Granted, A Late Quartet is not an action-packed blockbuster, but it does do a good job of getting into the workings of highly trained and talented professional musicians.

The cellist is Christopher Walken, in yet another excellent performance. For a change of pace, he’s not a zany or a psycho. His emotions are as controlled as his playing. If you’ve followed Walken’s career over the past thirty-or-so years, you know he can do just about anything.

Philip Seymour Hoffman and Catherine Keener play the husband-wife duo. They have been married for about as long as they have made music together. They are the parents of a precocious twenty-something daughter who also aspires to be a violinist.  She is essayed by the age-appropriate 23-year-old British actress Imogen Poots, who has also appeared in American fare such as 28 Days Later and the remake of Fright Night. A capable performer, Poots resembles Kate Winslet in her early career. Mark Ivanir is a performer with lots of credits in series television, as well as having worked for directors Steven Speilberg in Schindler's List and Robert DeNiro in The Good Shepherd. In his first lead role he does justice to this proud, complex violinist. The role was originally scored for Ethan Hawke, but he had to bow out before production started. Ivanir was a good choice to fill the chair.

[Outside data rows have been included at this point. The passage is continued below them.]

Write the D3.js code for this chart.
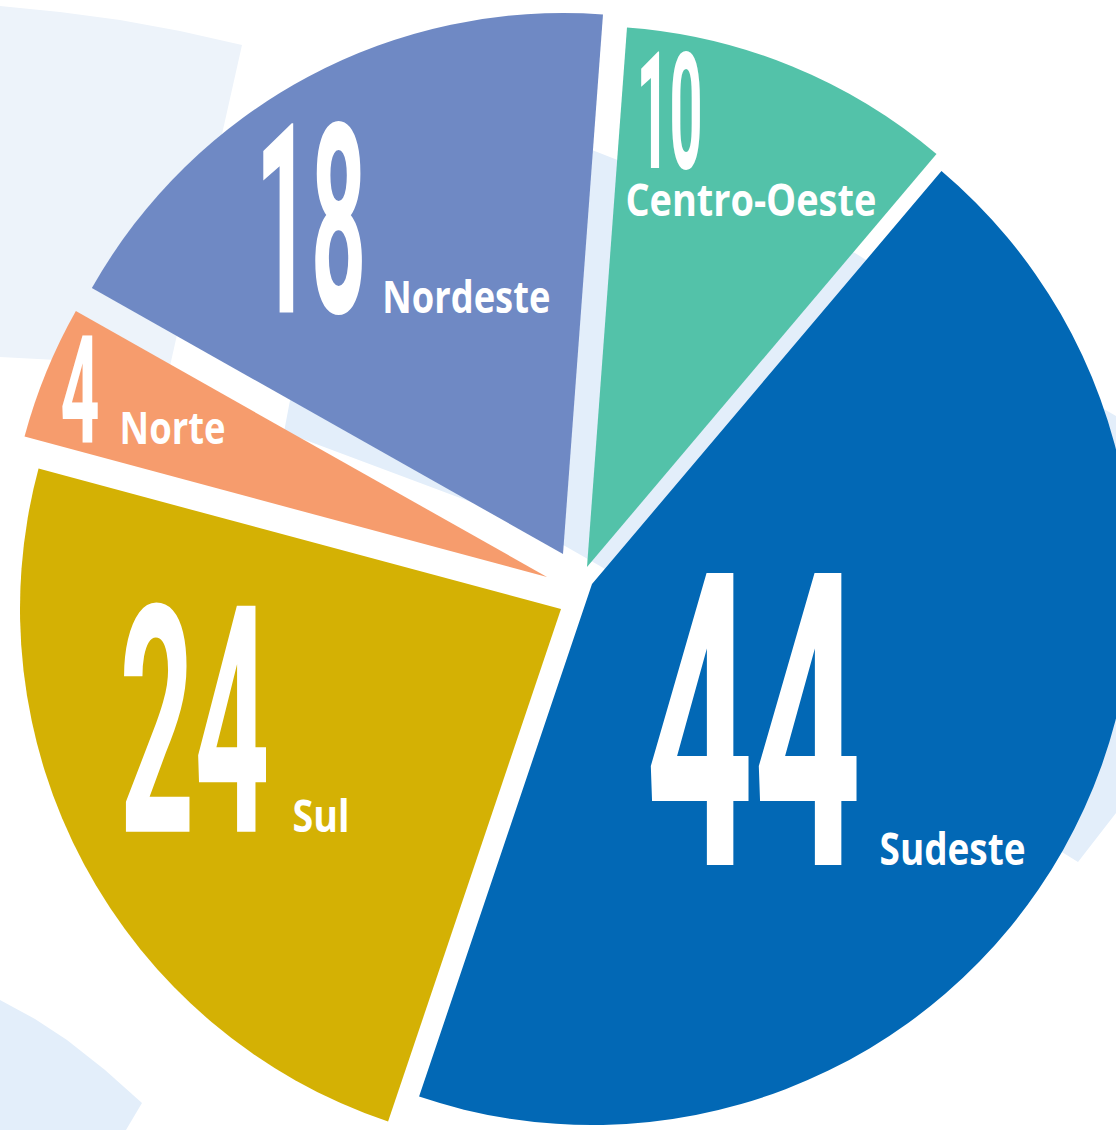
<!DOCTYPE html>
<html>
<head>
<meta charset="utf-8">
<script src="https://cdn.jsdelivr.net/npm/d3@7"></script>
<style>
  body { margin: 0; background: #fff; }
  svg { display: block; }
</style>
</head>
<body>
<div id="chart"></div>
<script>
// data
const regions = ["Centro-Oeste", "Sudeste", "Sul", "Norte", "Nordeste"];
const shares = [10, 44, 24, 4, 18];
const colors = ["#53c2a9", "#0268b5", "#d4b104", "#f69c6d", "#6f89c4"];

// layout
const width = 1116, height = 1130;
const center = [574, 590];
const radius = 541;
const startAngle = 4.24 * Math.PI / 180;

// how far each slice is pulled away from the centre
const explode = [[13, -23], [18, -6], [-13, 19], [-27, -13], [-11, -36]];

// big number and name boxes, placed from the slice centroid
const numberBox = [
    { h: 116, w: 66,  dx: -53,  dy: -149 },
    { h: 292, w: 216, dx: -182, dy: 148 },
    { h: 226, w: 150, dx: -203, dy: 95 },
    { h: 107, w: 39,  dx: -236, dy: -33 },
    { h: 189, w: 111, dx: -180, dy: -3 }
];
const nameBox = [
    { w: 251, dx: -64,  dy: -101 },
    { w: 146, dx: 52,   dy: 148 },
    { w: 57,  dx: -30,  dy: 95 },
    { w: 106, dx: -177, dy: -31 },
    { w: 168, dx: -53,  dy: -3 }
];

// faint shapes behind the pie
const ghostColors = ["#edf3fa", "#e3eefa", "#e3eefa"];
const ghosts = [
    [[-10, 5], [0, 6], [60, 12], [120, 20], [180, 31], [242, 45], [170, 366], [0, 357], [-10, 357]],
    [[355, 58], [592, 150], [855, 253], [1097, 405], [1130, 424], [1130, 795], [1078, 862],
     [600, 566], [565, 546], [487, 508], [284, 432]],
    [[-10, 995], [0, 1000], [35, 1019], [67, 1040], [105, 1070], [142, 1103], [120, 1140], [-10, 1140]]
];

const data = regions.map((r, i) => ({ region: r, value: shares[i], color: colors[i], i }));

const svg = d3.select("#chart")
    .append("svg")
        .attr("width", width)
        .attr("height", height);

svg.append("rect")
    .attr("width", width)
    .attr("height", height)
    .attr("fill", "#fff");

svg.append("g")
    .selectAll("path")
    .data(ghosts)
    .join("path")
        .attr("d", d => d3.line().curve(d3.curveLinear)(d) + "Z")
        .attr("fill", (d, i) => ghostColors[i]);

const pie = d3.pie()
    .sort(null)
    .value(d => d.value)
    .startAngle(startAngle)
    .endAngle(startAngle + 2 * Math.PI);

const arc = d3.arc()
    .innerRadius(0)
    .outerRadius(radius);

const arcs = pie(data);

const slices = svg.append("g")
    .attr("transform", `translate(${center[0]}, ${center[1]})`)
    .selectAll("g")
    .data(arcs)
    .join("g")
        .attr("transform", d => `translate(${explode[d.data.i][0]}, ${explode[d.data.i][1]})`);

slices.append("path")
    .attr("d", arc)
    .attr("fill", d => d.data.color);

// squeeze a text sideways so it fills the given width
const fitText = (node, x, y, w) => {
    const len = node.getComputedTextLength();
    d3.select(node).attr("transform", `translate(${x}, ${y}) scale(${w / len}, 1)`);
};

// big numbers
slices.append("text")
    .attr("font-family", "Roboto, sans-serif")
    .attr("font-weight", 700)
    .attr("font-size", d => numberBox[d.data.i].h / 0.711)
    .attr("fill", "#fff")
    .text(d => d.data.value)
    .each(function(d) {
        const [cx, cy] = arc.centroid(d);
        const b = numberBox[d.data.i];
        fitText(this, cx + b.dx, cy + b.dy, b.w);
    });

// region names
slices.append("text")
    .attr("font-family", "'Open Sans', sans-serif")
    .attr("font-weight", 700)
    .attr("font-size", 44)
    .attr("fill", "#fff")
    .text(d => d.data.region)
    .each(function(d) {
        const [cx, cy] = arc.centroid(d);
        const b = nameBox[d.data.i];
        fitText(this, cx + b.dx, cy + b.dy, b.w);
    });
</script>
</body>
</html>
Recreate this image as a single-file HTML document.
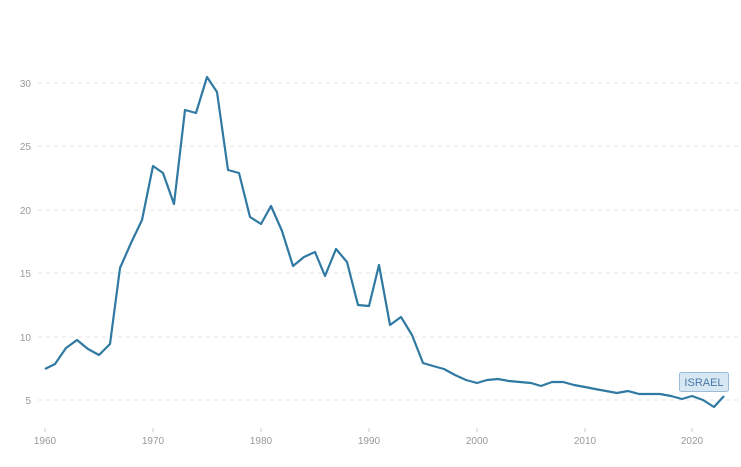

A couple of alumnae from David Lynch’s career are represented here. Cinematographer Frederick Elmes shot Lynch’s Wild at Heart and Blue Velvet, and composer Angelo Badalamente not only wrote the music for those two films, but also the haunting score for the TV series Twin Peaks.

As the first feature film for director Yaron Zilberman, it bodes well for his future behind the camera.

Probably the most impressive thing I noticed is how the principal actors seemed to be really playing their instruments. In the golden days of Hollywood, when speed was of the essence, very few performers worried about proper fingerings for notes, or breaths in the case of wind instruments. You can tell that Cornel Wilde or Robert Alda were not trained pianists. But in A Late Quartet, when these four are in performance scenes, they make you believe they are the great musicians they portray.

A Late Quartet is not going to win any Oscars, or have your friends and neighbors spreading the word that it’s a “must-see.”  But it is a good film with terrific music and excellent actors.

The R-rated A Late Quartet is now showing at the Esquire Theatre in Clifton.